**INFORMATION SHOWN:**
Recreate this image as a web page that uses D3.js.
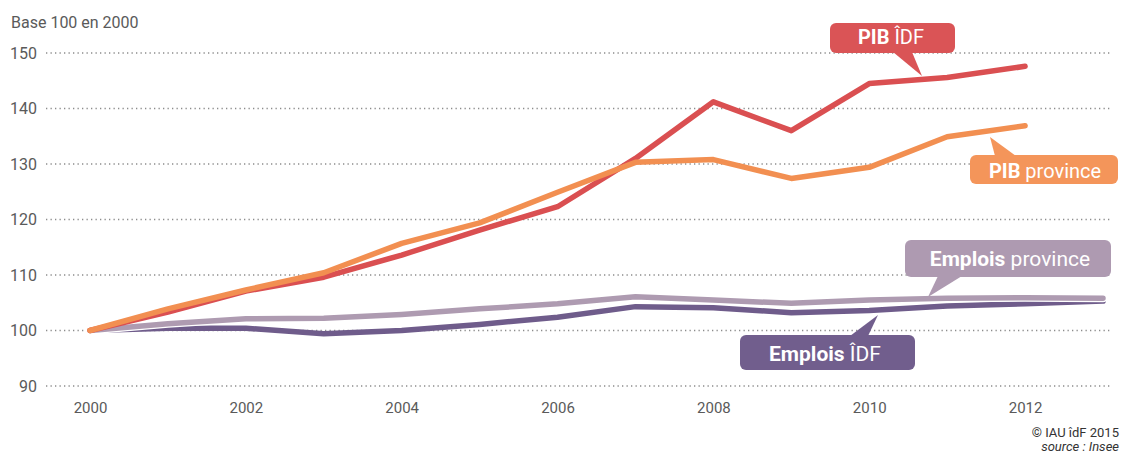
<!DOCTYPE html>
<html>
<head>
<meta charset="utf-8">
<script src="https://cdn.jsdelivr.net/npm/d3@7"></script>
<style>
  html, body { margin: 0; padding: 0; background: #fff; }
  svg { display: block; font-family: "Roboto", "Liberation Sans", sans-serif; }
</style>
</head>
<body>
<svg id="chart" width="1121" height="455"></svg>
<script>
const years = [2000, 2001, 2002, 2003, 2004, 2005, 2006, 2007, 2008, 2009, 2010, 2011, 2012, 2013];
const pibIdf = [100, 103.3, 107.1, 109.6, 113.6, 118.1, 122.3, 131.0, 141.2, 136.0, 144.5, 145.6, 147.6];
const pibProvince = [100, 103.9, 107.3, 110.4, 115.7, 119.4, 124.9, 130.3, 130.8, 127.4, 129.4, 134.9, 136.9];
const emploisProvince = [100, 101.2, 102.1, 102.2, 102.9, 103.9, 104.8, 106.1, 105.5, 104.9, 105.5, 105.8, 105.9, 105.8];
const emploisIdf = [100, 100.4, 100.4, 99.4, 100.0, 101.1, 102.4, 104.3, 104.1, 103.2, 103.6, 104.4, 104.8, 105.3];
const yTicks = [90, 100, 110, 120, 130, 140, 150];
const xTicks = [2000, 2002, 2004, 2006, 2008, 2010, 2012];
const yAxisTitle = "Base 100 en 2000";
const credit = "© IAU îdF 2015";
const source = "source : Insee";

const svg = d3.select("#chart");
const x = d3.scaleLinear().domain([2000, 2013]).range([90, 1103]);
const y = d3.scaleLinear().domain([90, 150]).range([386, 53]);

// gridlines
const grid = svg.append("g");
grid.selectAll("line").data(yTicks).join("line")
  .attr("x1", 46).attr("x2", 1112)
  .attr("y1", d => y(d)).attr("y2", d => y(d))
  .attr("stroke", "#8c8c8c").attr("stroke-width", 1.4)
  .attr("stroke-dasharray", "1.3,3.2");

// y axis labels
const yAxis = d3.axisLeft(y).tickValues(yTicks).tickSize(0).tickPadding(0);
const gy = svg.append("g").attr("transform", "translate(37,0)").call(yAxis);
gy.select(".domain").remove();
gy.selectAll("text").attr("font-size", 16).attr("fill", "#5a5a5a");
gy.attr("font-family", null);

// x axis labels
const xAxis = d3.axisBottom(x).tickValues(xTicks).tickFormat(d3.format("d")).tickSize(0).tickPadding(0);
const gx = svg.append("g").attr("transform", "translate(0,402)").call(xAxis);
gx.select(".domain").remove();
gx.selectAll("text").attr("font-size", 15).attr("fill", "#5a5a5a");
gx.attr("font-family", null);

// axis title
svg.append("text").attr("x", 11).attr("y", 28).attr("font-size", 16).attr("fill", "#5a5a5a").text(yAxisTitle);

const line = d3.line().x((d, i) => x(years[i])).y(d => y(d));

function drawLine(data, color, halo) {
  if (halo) {
    svg.append("path").datum(data).attr("d", line).attr("fill", "none")
      .attr("stroke", "#fff").attr("stroke-width", 8)
      .attr("stroke-linejoin", "round").attr("stroke-linecap", "round");
  }
  svg.append("path").datum(data).attr("d", line).attr("fill", "none")
    .attr("stroke", color).attr("stroke-width", 5.5)
    .attr("stroke-linejoin", "round").attr("stroke-linecap", "round");
}

drawLine(emploisIdf, "#6f5c8b", false);
drawLine(emploisProvince, "#ae9bb1", true);
drawLine(pibIdf, "#da4f51", false);
drawLine(pibProvince, "#f28f51", false);

// callouts
function callout(box, tail, color, bold, rest, tx, ty, fs) {
  const g = svg.append("g");
  g.append("polygon").attr("points", tail.map(p => p.join(",")).join(" ")).attr("fill", color);
  g.append("rect").attr("x", box[0]).attr("y", box[1]).attr("width", box[2]).attr("height", box[3])
    .attr("rx", 6).attr("fill", color);
  const t = g.append("text").attr("x", tx).attr("y", ty).attr("text-anchor", "middle")
    .attr("font-size", fs).attr("fill", "#fff");
  t.append("tspan").attr("font-weight", "bold").text(bold);
  t.append("tspan").text(rest);
}

callout([830, 23, 125, 30], [[893, 52], [912, 52], [922, 76]], "#da5456", "PIB", " ÎDF", 891, 44, 20);
callout([970, 155, 148, 29], [[995, 156], [1016, 156], [990, 137]], "#f4955a", "PIB", " province", 1045, 178, 20);
callout([905, 240, 206, 37], [[938, 276], [962, 276], [928, 297]], "#ae9ab1", "Emplois", " province", 1010, 266, 21);
callout([740, 335, 175, 35], [[850, 336], [868, 336], [878, 315]], "#715e8d", "Emplois", " ÎDF", 825, 361, 21);

// footer
svg.append("text").attr("x", 1119).attr("y", 437).attr("text-anchor", "end")
  .attr("font-size", 13).attr("fill", "#333").text(credit);
svg.append("text").attr("x", 1119).attr("y", 451).attr("text-anchor", "end")
  .attr("font-size", 13).attr("fill", "#333").attr("font-style", "italic").text(source);
</script>
</body>
</html>
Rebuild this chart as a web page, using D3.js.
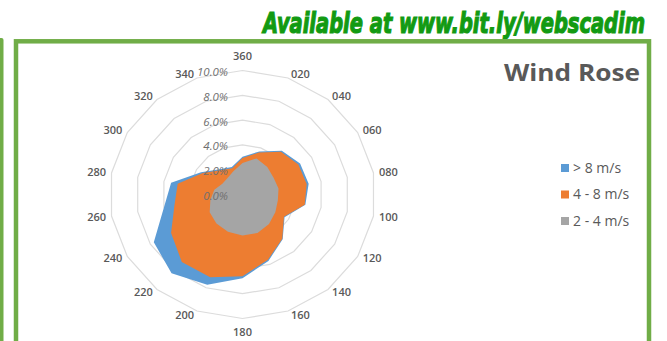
<!DOCTYPE html>
<html>
<head>
<meta charset="utf-8">
<script src="https://cdn.jsdelivr.net/npm/d3@7"></script>
<style>
  html, body { margin: 0; padding: 0; background: #fff; }
  svg { display: block; }
</style>
</head>
<body>
<svg id="chart" width="667" height="341"></svg>
<script>
// wind directions (categories), clockwise from north
const directions = ['360', '020', '040', '060', '080', '100', '120', '140', '160',
                    '180', '200', '220', '240', '260', '280', '300', '320', '340'];

// cumulative frequency (%) per direction
const above8 = [3.05, 3.7, 4.6, 5.0, 5.05, 4.8, 3.65, 4.7, 5.7,
                6.75, 7.75, 8.3, 7.7, 6.0, 5.45, 3.6, 2.65, 2.35];
const from4to8 = [2.95, 3.6, 4.5, 4.85, 4.9, 4.75, 3.6, 4.65, 5.6,
                  6.6, 7.1, 7.1, 6.2, 5.2, 4.95, 3.45, 2.55, 2.25];
const from2to4 = [2.55, 3.1, 2.9, 2.7, 2.75, 2.7, 2.85, 3.1, 3.3,
                  3.3, 3.2, 3.05, 2.85, 2.45, 2.15, 1.75, 1.75, 2.0];

const seriesNames = ['> 8 m/s', '4 - 8 m/s', '2 - 4 m/s'];
const seriesColors = ['#5b9bd5', '#ed7d31', '#a5a5a5'];
const ringTicks = [0, 2, 4, 6, 8, 10];

const svg = d3.select('#chart');
const cx = 242.5, cy = 194.5;

// screenshot is stretched a bit horizontally, so two radial scales
const rX = d3.scaleLinear().domain([0, 10]).range([0, 133]);
const rY = d3.scaleLinear().domain([0, 10]).range([0, 124]);
const angle = d3.scalePoint().domain(directions).range([0, 2 * Math.PI * (1 - 1 / directions.length)]);

function pt(dir, v) {
    const a = angle(dir);
    return [cx + rX(v) * Math.sin(a), cy - rY(v) * Math.cos(a)];
}

const polygon = d3.line().curve(d3.curveLinearClosed);

// banner text above the frame
svg.append('text')
    .attr('x', 645).attr('y', 33)
    .attr('text-anchor', 'end')
    .attr('textLength', 382)
    .attr('lengthAdjust', 'spacingAndGlyphs')
    .style('font-family', '"Liberation Sans Narrow", "DejaVu Sans Condensed", sans-serif')
    .style('font-weight', 'bold')
    .style('font-style', 'italic')
    .style('font-size', '29px')
    .attr('fill', '#129a12')
    .attr('stroke', '#129a12')
    .attr('stroke-width', 1.2)
    .text('Available at www.bit.ly/webscadim');

// green frames
svg.append('rect')
    .attr('x', -3).attr('y', 38).attr('width', 6.5).attr('height', 320)
    .attr('rx', 2).attr('fill', '#70ad47');
svg.append('rect')
    .attr('x', 16).attr('y', 41.3).attr('width', 633).attr('height', 330)
    .attr('fill', '#fff').attr('stroke', '#70ad47').attr('stroke-width', 4.5);

// gridline rings
svg.append('g').selectAll('path')
    .data(ringTicks.slice(1))
    .join('path')
    .attr('d', t => polygon(directions.map(d => pt(d, t))))
    .attr('fill', 'none')
    .attr('stroke', '#dcdcdc')
    .attr('stroke-width', 1.2);

// filled areas, largest first
const seriesData = [above8, from4to8, from2to4];
svg.append('g').selectAll('path')
    .data(seriesData)
    .join('path')
    .attr('d', vals => polygon(directions.map((d, i) => pt(d, vals[i]))))
    .attr('fill', (d, i) => seriesColors[i]);

// category labels around the rose
const labelGap = 4, halfW = 11;
svg.append('g').selectAll('text')
    .data(directions)
    .join('text')
    .attr('x', d => {
        const a = angle(d), s = Math.sin(a);
        const side = Math.abs(s) < 0.01 ? 0 : Math.sign(s);
        return pt(d, 10)[0] + s * labelGap + side * halfW;
    })
    .attr('y', d => {
        const a = angle(d), c = Math.cos(a);
        const vert = Math.abs(Math.sin(a)) < 0.01 ? 10 : 0;
        return pt(d, 10)[1] - c * labelGap - Math.sign(c) * vert;
    })
    .attr('dy', '0.35em')
    .attr('text-anchor', 'middle')
    .style('font-family', '"Open Sans", sans-serif')
    .style('font-size', '11px')
    .style('font-weight', 600)
    .attr('fill', '#595959')
    .text(d => d);

// value axis labels
svg.append('g').selectAll('text')
    .data(ringTicks)
    .join('text')
    .attr('x', cx - 14.5)
    .attr('y', t => cy - rY(t) + 1.5)
    .attr('dy', '0.35em')
    .attr('text-anchor', 'end')
    .style('font-family', '"Open Sans", sans-serif')
    .style('font-size', '11.5px')
    .style('font-style', 'italic')
    .attr('fill', '#6f6f6f')
    .text(t => d3.format('.1f')(t) + '%');

// title
svg.append('text')
    .attr('x', 640).attr('y', 81)
    .attr('text-anchor', 'end')
    .attr('textLength', 136)
    .attr('lengthAdjust', 'spacingAndGlyphs')
    .style('font-family', '"Open Sans", sans-serif')
    .style('font-size', '23px')
    .style('font-weight', 'bold')
    .attr('fill', '#595959')
    .text('Wind Rose');

// legend
const legend = svg.append('g').selectAll('g')
    .data(seriesNames)
    .join('g')
    .attr('transform', (d, i) => `translate(561, ${168 + i * 26.5})`);
legend.append('rect')
    .attr('x', 0).attr('y', -4).attr('width', 8).attr('height', 8)
    .attr('fill', (d, i) => seriesColors[i]);
legend.append('text')
    .attr('x', 12).attr('y', 0).attr('dy', '0.35em')
    .style('font-family', '"Open Sans", sans-serif')
    .style('font-size', '14px')
    .attr('fill', '#595959')
    .text(d => d);
</script>
</body>
</html>
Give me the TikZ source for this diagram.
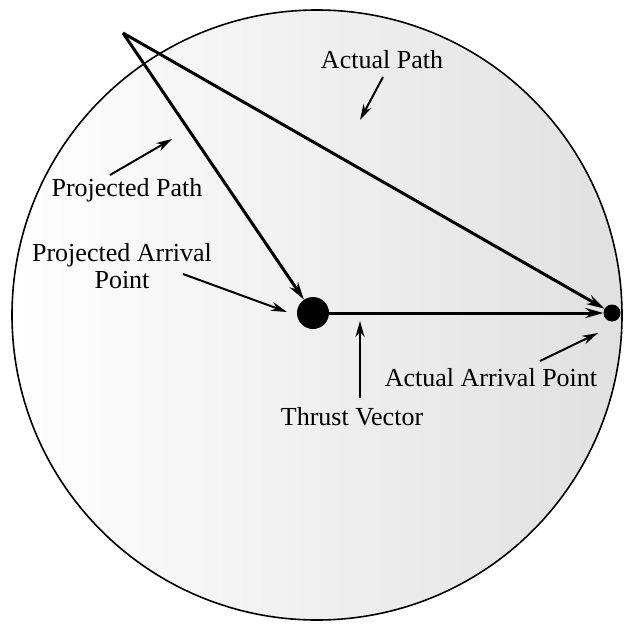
\documentclass[tikz,border=0pt]{standalone}
\usepackage{fontspec}
\setmainfont{Liberation Serif}
\usetikzlibrary{arrows.meta}
\begin{document}
\begin{tikzpicture}[x=1pt,y=-1pt,
  mainline/.style={line width=3pt,-{Stealth[length=18pt,width=10pt]}},
  lblarrow/.style={line width=2pt,-{Stealth[length=16pt,width=9pt]}},
  lbl/.style={font=\fontsize{26}{27}\selectfont,inner sep=0pt,align=center}]
\useasboundingbox (0,0) rectangle (628,623);
\shade[left color=white,right color=black!12,draw=black,line width=1.6pt]
  (317,315) circle [radius=305];
\coordinate (apex) at (123,33);
\fill (313,313) circle [radius=16];
\node[circle,inner sep=0pt,minimum size=32pt] (proj) at (313,313) {};
\fill (612,313) circle [radius=8.5];
\node[circle,inner sep=0pt,minimum size=17pt] (act) at (612,313) {};
\draw[mainline] (apex) -- (proj);
\draw[mainline] (apex) -- (act);
\draw[mainline] (proj) -- (act);
\node[lbl] (pp) at (127,190) {Projected Path};
\node[lbl] (pap) at (122,266) {Projected Arrival\\Point};
\node[lbl] (ap) at (382,60) {Actual Path};
\node[lbl] (tv) at (352,417) {Thrust Vector};
\node[lbl] (aap) at (491,378) {Actual Arrival Point};
\coordinate (pp1) at (110,175); \coordinate (pp2) at (172,139);
\draw[lblarrow] (pp1) -- (pp2);
\coordinate (pa1) at (183,274); \coordinate (pa2) at (287,312);
\draw[lblarrow] (pa1) -- (pa2);
\coordinate (ap1) at (383,77); \coordinate (ap2) at (360,120);
\draw[lblarrow] (ap1) -- (ap2);
\coordinate (tv1) at (360,398); \coordinate (tv2) at (360,321);
\draw[lblarrow] (tv1) -- (tv2);
\coordinate (aa1) at (540,361); \coordinate (aa2) at (598,333);
\draw[lblarrow] (aa1) -- (aa2);
\end{tikzpicture}
\end{document}
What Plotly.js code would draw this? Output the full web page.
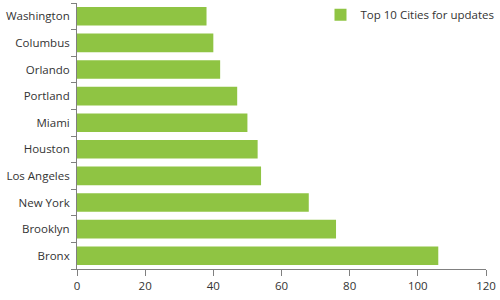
<!DOCTYPE html>
<html><head><meta charset="utf-8">
<script src="https://cdn.plot.ly/plotly-3.0.1.min.js"></script>
<style>html,body{margin:0;padding:0;background:#fff}#c{width:500px;height:300px}</style>
</head><body><div id="c"></div>
<script>
const cities = ["Bronx","Brooklyn","New York","Los Angeles","Houston","Miami","Portland","Orlando","Columbus","Washington"];
const updates = [106,76,68,54,53,50,47,42,40,38];
const seriesName = "Top 10 Cities for updates";
const xTicks = [0,20,40,60,80,100,120];

Plotly.newPlot("c", [{
  type: "bar", orientation: "h", y: cities, x: updates, name: seriesName,
  marker: {color: "#8fc443"}, showlegend: true
}], {
  width: 500, height: 300,
  margin: {l: 77, r: 14, t: 0, b: 31},
  paper_bgcolor: "#fff", plot_bgcolor: "#fff",
  font: {family: "Open Sans, sans-serif", size: 11.5, color: "#333"},
  bargap: 0.3,
  showlegend: true,
  legend: {x: 1.033, xanchor: "right", y: 1.01, yanchor: "top", itemwidth: 30, bgcolor: "rgba(0,0,0,0)", font: {size: 11.5, color: "#333"}},
  xaxis: {range: [0,120], tickvals: xTicks, showgrid: false, zeroline: false, showline: true, linecolor: "#808080", linewidth: 1, ticks: "outside", ticklen: 6, tickcolor: "#808080", fixedrange: true},
  yaxis: {type: "category", showgrid: false, zeroline: false, showline: true, linecolor: "#808080", linewidth: 1, ticks: "outside", tickson: "boundaries", ticklen: 5, tickcolor: "#808080", ticklabelstandoff: 4, fixedrange: true}
}, {staticPlot: true});
</script></body></html>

**PROBLEM TO SOLVE:**
The lines to be quoted run from the line containing "What Plotly.js code" through the end of the entries above, both included; quote them exactly and leave out any pictures.

**THE SOLUTION:**
What Plotly.js code would draw this? Output the full web page.
<!DOCTYPE html>
<html><head><meta charset="utf-8">
<script src="https://cdn.plot.ly/plotly-3.0.1.min.js"></script>
<style>html,body{margin:0;padding:0;background:#fff}#c{width:500px;height:300px}</style>
</head><body><div id="c"></div>
<script>
const cities = ["Bronx","Brooklyn","New York","Los Angeles","Houston","Miami","Portland","Orlando","Columbus","Washington"];
const updates = [106,76,68,54,53,50,47,42,40,38];
const seriesName = "Top 10 Cities for updates";
const xTicks = [0,20,40,60,80,100,120];

Plotly.newPlot("c", [{
  type: "bar", orientation: "h", y: cities, x: updates, name: seriesName,
  marker: {color: "#8fc443"}, showlegend: true
}], {
  width: 500, height: 300,
  margin: {l: 77, r: 14, t: 0, b: 31},
  paper_bgcolor: "#fff", plot_bgcolor: "#fff",
  font: {family: "Open Sans, sans-serif", size: 11.5, color: "#333"},
  bargap: 0.3,
  showlegend: true,
  legend: {x: 1.033, xanchor: "right", y: 1.01, yanchor: "top", itemwidth: 30, bgcolor: "rgba(0,0,0,0)", font: {size: 11.5, color: "#333"}},
  xaxis: {range: [0,120], tickvals: xTicks, showgrid: false, zeroline: false, showline: true, linecolor: "#808080", linewidth: 1, ticks: "outside", ticklen: 6, tickcolor: "#808080", fixedrange: true},
  yaxis: {type: "category", showgrid: false, zeroline: false, showline: true, linecolor: "#808080", linewidth: 1, ticks: "outside", tickson: "boundaries", ticklen: 5, tickcolor: "#808080", ticklabelstandoff: 4, fixedrange: true}
}, {staticPlot: true});
</script></body></html>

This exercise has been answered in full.